A recent article by John Engen for American Banker manages a lot of tasks. First comes the work of citing the relevant facts regarding the trend of migration toward U.S. urban centers. To do so, Engen cites the growth of urban centers around the country between the years 2010 and 2012: “In total, 16 of the 20 largest U.S. cities experienced growth rates faster than their surrounding suburbs between 2010 and 2012, according to census data.”
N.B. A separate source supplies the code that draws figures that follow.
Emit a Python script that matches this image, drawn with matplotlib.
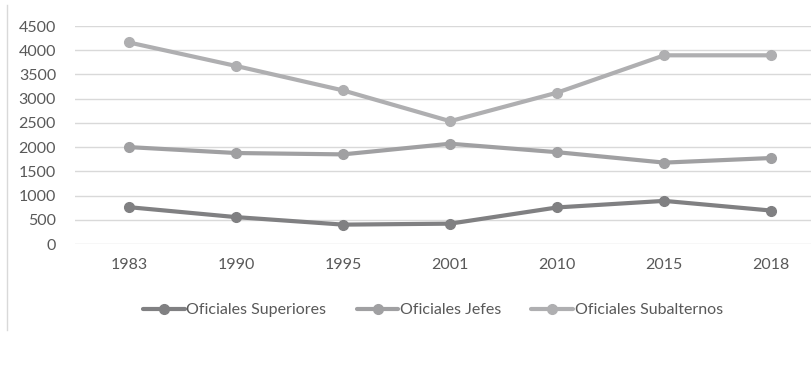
import matplotlib.pyplot as plt
from matplotlib.lines import Line2D

years = ['1983', '1990', '1995', '2001', '2010', '2015', '2018']
superiores = [760, 555, 400, 420, 755, 890, 690]
jefes = [2000, 1878, 1850, 2070, 1895, 1680, 1775]
subalternos = [4160, 3675, 3170, 2535, 3125, 3895, 3895]

labels = ['Oficiales Superiores', 'Oficiales Jefes', 'Oficiales Subalternos']
colors = ['#808082', '#a0a0a2', '#afafb1']

plt.rcParams['font.family'] = ['Lato', 'DejaVu Sans']

fig = plt.figure(figsize=(8.12, 3.82), dpi=100)
ax = fig.add_axes([75.5 / 812, 1 - 244 / 382, 1 - 75.5 / 812, 218 / 382])

x = range(len(years))
for vals, lab, c in zip([superiores, jefes, subalternos], labels, colors):
    ax.plot(x, vals, color=c, linewidth=3, marker='o', markersize=7,
            label=lab, solid_capstyle='round')

ax.set_xlim(-0.5, 6.38)
ax.set_ylim(0, 4500)
ax.set_yticks(range(0, 4501, 500))
ax.set_xticks(list(x))
ax.set_xticklabels(years)
ax.grid(axis='y', color='#d9d9d9', linewidth=1)
ax.set_axisbelow(True)
for s in ax.spines.values():
    s.set_visible(False)
ax.tick_params(length=0, labelsize=11.5, labelcolor='#595959')
ax.tick_params(axis='y', pad=14)
ax.tick_params(axis='x', pad=10)

fig.legend(loc='center', bbox_to_anchor=(433 / 812, 1 - 310 / 382), ncol=3,
           frameon=False, fontsize=11.5, labelcolor='#595959',
           handlelength=2.6, handletextpad=0.1, columnspacing=1.9)

fig.add_artist(Line2D([7 / 812, 7 / 812], [1 - 5 / 382, 1 - 330 / 382],
                      color='#d9d9d9', linewidth=1))

fig.savefig('out.png', dpi=100)
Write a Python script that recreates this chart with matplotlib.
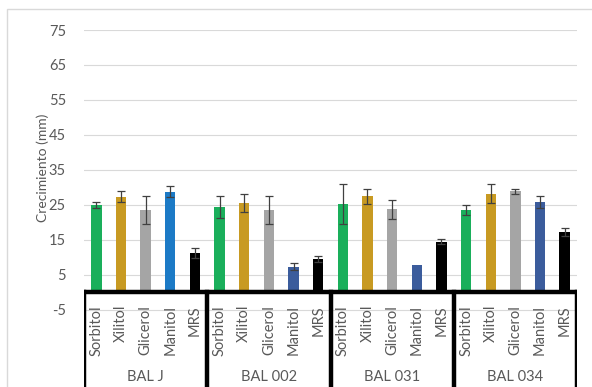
import matplotlib.pyplot as plt
from matplotlib.patches import Rectangle
import numpy as np

plt.rcParams['font.family'] = ['Lato', 'DejaVu Sans']

groups = ['BAL J', 'BAL 002', 'BAL 031', 'BAL 034']
items = ['Sorbitol', 'Xilitol', 'Glicerol', 'Manitol', 'MRS']

# growth (mm) per group, in item order
values = [
    [25.0, 27.3, 23.4, 28.7, 11.2],
    [24.4, 25.4, 23.4, 7.3, 9.4],
    [25.3, 27.4, 23.7, 7.9, 14.4],
    [23.5, 28.2, 28.9, 25.8, 17.2],
]
errors = [
    [0.8, 1.6, 4.0, 1.6, 1.4],
    [3.1, 2.6, 4.0, 1.1, 0.8],
    [5.7, 2.2, 2.8, 0.0, 0.7],
    [1.4, 2.8, 0.7, 1.7, 1.2],
]
yticks = [-5, 5, 15, 25, 35, 45, 55, 65, 75]
ytick_labels = ['-5', '5', '15', '25', '35', '45', '55', '65', '75']

colors = {
    'Sorbitol': '#1aaf5b',
    'Xilitol': '#c89a22',
    'Glicerol': '#a5a5a5',
    'Manitol': '#3b5c9c',
    'MRS': '#000000',
}
manitol_first = '#1c7ac6'

W, H = 592, 387
fig = plt.figure(figsize=(W / 100, H / 100), dpi=100)
fig.patch.set_facecolor('white')

# light chart frame
fig.patches.append(Rectangle((7 / W, -0.1), 1.2, 1 - 9 / H + 0.1, transform=fig.transFigure,
                             fill=False, edgecolor='#d9d9d9', lw=1.0))

y_top_px, y_zero_px = 30, 292
px_per_unit = 3.5
ybot = -(H - y_zero_px) / px_per_unit
ax = fig.add_axes([84 / W, 0, (577 - 84) / W, (H - y_top_px) / H])
ax.set_xlim(-0.5, 19.5)
ax.set_ylim(ybot, 75)
for s in ax.spines.values():
    s.set_visible(False)
ax.set_xticks([])
ax.set_yticks(yticks)
ax.set_yticklabels(ytick_labels)
ax.tick_params(axis='y', length=0, labelsize=10.5, labelcolor='#595959', pad=13)
ax.grid(axis='y', color='#d9d9d9', lw=0.8)
ax.set_axisbelow(True)

for g, grp in enumerate(groups):
    for i, it in enumerate(items):
        x = g * 5 + i
        c = colors[it]
        if it == 'Manitol' and g == 0:
            c = manitol_first
        ax.bar(x, values[g][i], width=0.42, color=c, zorder=2)
        if errors[g][i] > 0:
            ax.errorbar(x, values[g][i], yerr=errors[g][i], fmt='none',
                        ecolor='#404040', elinewidth=0.9, capsize=3, capthick=0.9, zorder=3)
        ax.text(x, -3.7, it, rotation=90, ha='center', va='top', fontsize=10.5, color='#595959')
    ax.text(g * 5 + 2, -24.3, grp, ha='center', va='center', fontsize=10.5, color='#595959')

# multi-level category axis lines
ax.plot([-0.5, 19.5], [0, 0], color='black', lw=3.2, zorder=4, solid_capstyle='projecting')
for xb in [-0.5, 4.5, 9.5, 14.5, 19.5]:
    ax.plot([xb, xb], [0, ybot], color='black', lw=3.2, zorder=4)

fig.text(43 / W, 1 - 168 / H, 'Crecimiento (mm)', rotation=90, ha='center', va='center',
         fontsize=10, color='#595959')

fig.savefig('out.png', dpi=100)
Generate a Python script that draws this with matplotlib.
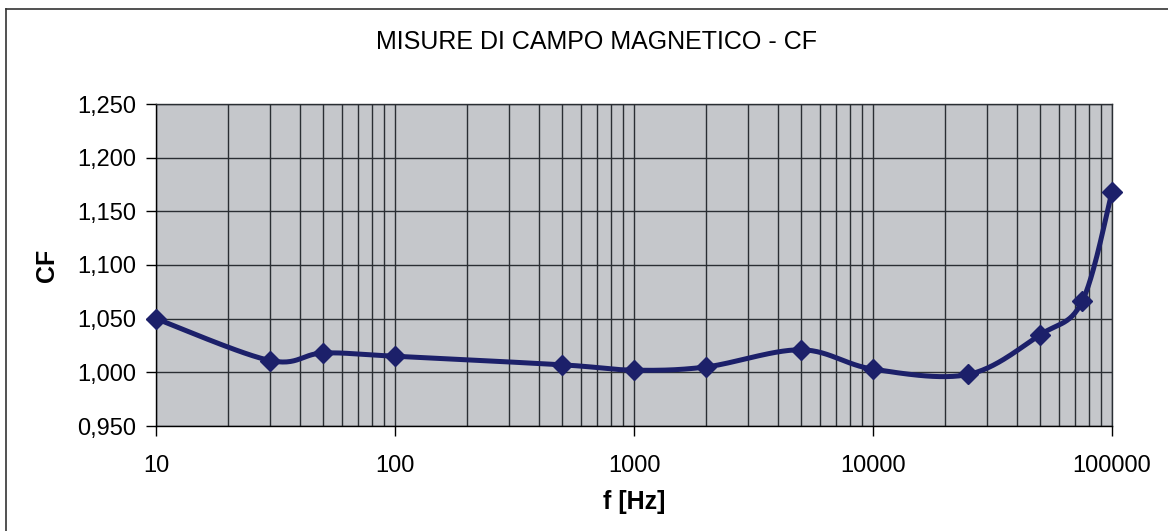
import numpy as np
import matplotlib
matplotlib.use("Agg")
import matplotlib.pyplot as plt
from matplotlib.lines import Line2D
from matplotlib.ticker import LogLocator, NullFormatter

freq = [10, 30, 50, 100, 500, 1000, 2000, 5000, 10000, 25000, 50000, 75000, 100000]
cf = [1.050, 1.011, 1.018, 1.015, 1.007, 1.002, 1.005, 1.021, 1.003, 0.998, 1.035, 1.066, 1.168]

x_ticks = [10, 100, 1000, 10000, 100000]
x_tick_labels = ["10", "100", "1000", "10000", "100000"]
y_ticks = [0.950, 1.000, 1.050, 1.100, 1.150, 1.200, 1.250]
y_tick_labels = ["0,950", "1,000", "1,050", "1,100", "1,150", "1,200", "1,250"]

plot_bg = "#c5c7cb"
grid_c = "#2a2e33"
line_c = "#1c206a"

plt.rcParams.update({
    "font.family": ["Liberation Sans", "DejaVu Sans"],
    "font.size": 15,
})


def smooth(ax, xs, ys, n=30):
    # excel-like smoothed line: catmull-rom as bezier, done in pixel space
    p = ax.transData.transform(np.column_stack([xs, ys]))
    p = np.vstack([p[0], p, p[-1]])
    out = []
    t = np.linspace(0, 1, n)[:, None]
    for i in range(1, len(p) - 2):
        p0, p3 = p[i], p[i + 1]
        c1 = p0 + (p[i + 1] - p[i - 1]) / 6
        c2 = p3 - (p[i + 2] - p[i]) / 6
        seg = (1 - t) ** 3 * p0 + 3 * (1 - t) ** 2 * t * c1 + 3 * (1 - t) * t ** 2 * c2 + t ** 3 * p3
        out.append(seg if i == 1 else seg[1:])
    out = np.vstack(out)
    d = ax.transData.inverted().transform(out)
    return d[:, 0], d[:, 1]


fig = plt.figure(figsize=(11.68, 5.31), dpi=100)
ax = fig.add_axes([156 / 1168, 1 - 426 / 531, (1112 - 156) / 1168, (426 - 104) / 531])
ax.set_facecolor(plot_bg)
ax.set_xscale("log")
ax.set_xlim(10, 100000)
ax.set_ylim(0.950, 1.250)

ax.set_xticks(x_ticks)
ax.set_xticklabels(x_tick_labels)
ax.xaxis.set_minor_locator(LogLocator(base=10, subs=range(2, 10)))
ax.xaxis.set_minor_formatter(NullFormatter())
ax.set_yticks(y_ticks)
ax.set_yticklabels(y_tick_labels)

ax.grid(True, which="major", color=grid_c, linewidth=1.0)
ax.grid(True, which="minor", axis="x", color=grid_c, linewidth=1.0)
ax.set_axisbelow(True)
ax.tick_params(which="major", direction="out", length=7, width=1.0, color="black", pad=7, labelsize=17)
ax.tick_params(axis="x", which="major", pad=14)
ax.tick_params(axis="x", which="minor", length=0)
for s in ax.spines.values():
    s.set_color(grid_c)
    s.set_linewidth(1.0)
ax.spines["left"].set_color("black")
ax.spines["bottom"].set_color("black")

sx, sy = smooth(ax, freq, cf)
ax.plot(sx, sy, color=line_c, linewidth=3.6, solid_capstyle="round", clip_on=False, zorder=3)
ax.plot(freq, cf, linestyle="none", marker="D", markersize=10, color=line_c, clip_on=False, zorder=4)

ax.set_xlabel("f [Hz]", fontweight="bold", fontsize=18, labelpad=9)
ax.set_ylabel("CF", fontweight="bold", fontsize=18, labelpad=13)

fig.text(597 / 1168, 1 - 42 / 531, "MISURE DI CAMPO MAGNETICO - CF", ha="center", va="center", fontsize=18)

# chart frame (right and bottom edges fall outside the scan)
fig.add_artist(Line2D([6 / 1168, 6 / 1168], [0, 1 - 9 / 531], transform=fig.transFigure, color="#333333", linewidth=1.2))
fig.add_artist(Line2D([6 / 1168, 1], [1 - 9 / 531, 1 - 9 / 531], transform=fig.transFigure, color="#333333", linewidth=1.2))

fig.savefig("out.png", dpi=100)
Then Engen goes on to describe the implications fo the trend to the business decisions of banks—not only where and how to invest, but how to structure the bricks and mortar assets of business operations. “For banks, the budding movement of people and businesses to the cities is playing out against a backdrop of sluggish economic growth, harsher regulatory oversight, rapid technological change and earnings pressure. Cost controls are a priority, which dovetails nicely with the behavior of younger city dwellers, who generally are comfortable accessing their banks online or via mobile devices rather than visiting branches.,” writes Engen. Engen quotes a variety of executives and analysts on the subject of how urbanization might influence future practices of the banking industry. Some examples:
- “‘Whatever growth we're seeing in cities clearly matters less than it would have a decade ago, simply because of the adoption of digital channels,’ says David Stein, executive vice president and head of retail banking for Green Bay, Wisc.-based Associated Banc-Corp, which competes in Chicago, Minneapolis and Milwaukee.”
- “Clayton Baker, head of consumer financial advisory services for Ernst & Young, acknowledges the recent bump in urban populations but says he knows of no set ‘urban strategy’ for banks, no blueprint to follow for success. Banking is banking, to a certain extent. ‘There isn't just a model you can overlay on an urban market,’ he says.”
- “‘We put out a caution to our lenders two years ago: When it comes to multifamily, you've got to be very careful,’ says Joseph Hoesley, vice chairman for commercial real estate at U.S. Bancorp, which has been lending to more city projects in recent years.”